One of life’s sweet pleasures is to travel. Thanks to the increasing number of low-cost flights, traveling abroad is no longer a luxury reserved for the privileged few. At the same time, however, there is an alarming increase in the demand of personal data from tourists and no clear transatlantic legal framework on personal data exchange. Though third parties such as airlines and airport operators have the right to read this data, we don’t know what happens with it afterwards.
Under legislation introduced after the September 11th attacks, the United States has tightened security measures for foreign tourists entering its country. The latest measure requires that by 2012, every traveler entering the United States who is part of the visa-waiver program must have a biometric passport or be forced to apply for a visa.
The biometric passport – which contains an embedded chip with personal data, facial images and fingerprints – is on its way to becoming a global travel prerequisite. Current passports will remain valid for travel to most countries until then. Germany, France and the Netherlands have already started issuing the new documents. EU parliamentarians approved the US’ demand and passed a ruling at the end of 2005 saying that its goal is to combat illegal immigration, terrorism and organized crime. But the excuse that the new passports will help prevent international terrorism is questionable since security agents will need to know whose face or fingerprints they are looking for in the first place.
Initially, Washington gave a 2006 deadline for the 27 countries in the EU and other visa-waiver countries such as Norway, Iceland and Switzerland, but then pushed the date back to June of this year to give these countries more time to prepare the technology needed to issue the biometric passports. The US State Department started introducing e-passports in 2006 and every passport holder in the US is projected to have one by 2017.
In the meantime, there is little enthusiasm for these new requirements. Data watchdogs and human rights activists argue that this regulation treats everyone as a potential criminal, thus violating the protection of citizens’ personal data and imposing a state of constant surveillance.
Peter Hustinx, the European Data Protection Supervisor, said in a press conference on the implementation of biometric passports in 2007 that security measures aimed at preventing terrorism are often stepped up at the expense of privacy. Hustinx is in charge of giving governments and EU bodies advice on data security standards and acts independently of EU institutions. He warned that the EU was “rushing in a new era” of using biometric identifiers for security checks while standards for data protection were still not clear.
“It is very important that the biometric data is only saved in the passport and not in external databanks.

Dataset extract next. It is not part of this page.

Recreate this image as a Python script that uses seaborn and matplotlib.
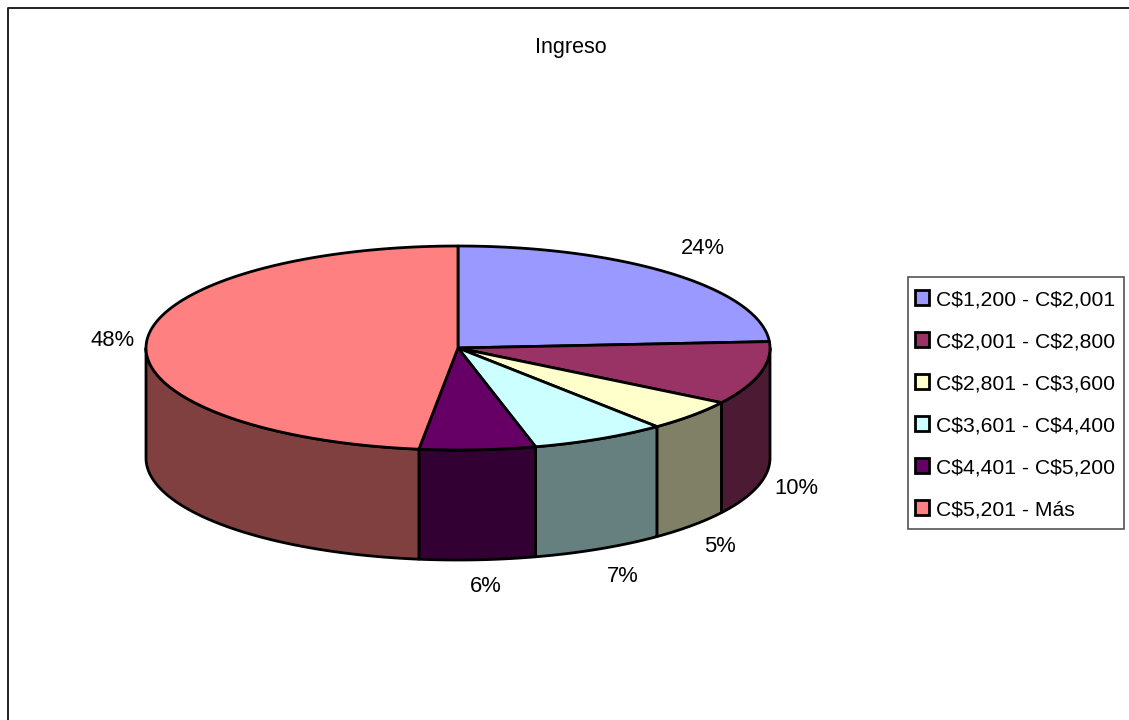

Until now there are no international regulations which guarantee this,” said Peter Schaar, German Federal Commissioner for Data Protection, at a conference on data protection held in March of this year in Berlin.
In 2005 when this ruling was issued, no intense political debate occurred in Germany but there were some voices of dissent. The left-wing daily newspaper Die Tageszeitung published a column saying that since 9/11 domestic security had gained more importance than the protection of fundamental citizen rights. In addition, security experts have warned of the danger and ease with which hackers and state agencies could abuse the data registers and the sensitive personal information they track.
In fact, the e-pass, which is supposed to protect states against terrorist attacks, is not so safe at all. In 2006 at the Black Hat security conference held in Las Vegas, Lukas Grunwald, a German computer security consultant, proved that the data in the chips is easy to copy. He demonstrated that a terrorist could carry a passport with his/her real name and photo printed on the pages, but with a chip that contains different information cloned from someone else’s passport. However, this could be easily avoided if the security official examines the pass to make sure the name and the picture printed on it match the data read from the chip.
Further troubling to activists and watchdogs, the European Union is about to enter talks with the US on giving it access to banking data. The plan could go beyond an existing deal with the EU that allows trans-Atlantic airlines to transfer credit card, email addresses, passport, travel itineraries and other data belonging to European passengers to US officials. The US has already been examining transactions handled by the Society for Worldwide Interbank Financial Transactions (SWIFT) since 9/11. SWIFT, which is headquartered in Belgium, is planning to move its servers and database from the US to Europe. With data privacy laws far stricter in Europe, the US would then need permission from the EU before it could gain access to this sensitive information.
The protection of a citizen’s privacy and personal data is vital for any democratic society, and should be respected as much as freedom of expression or movement. Some officials in the US and the EU would do well to re-read Article 8 of the European Union’s Charter of Fundamental Rights which states the following:
“Everyone has the right to the protection of personal data concerning him or her. Such data must be processed fairly for specified purposes and on the basis of the consent of the person concerned or some other legitimate basis laid down by law. […] Compliance with these rules shall be subject to control by an independent authority.”
In the paranoid quest for more security, freedom and privacy are often sacrificed. We are all being watched by “Big Brother,” but who is watching “Big Brother” for us?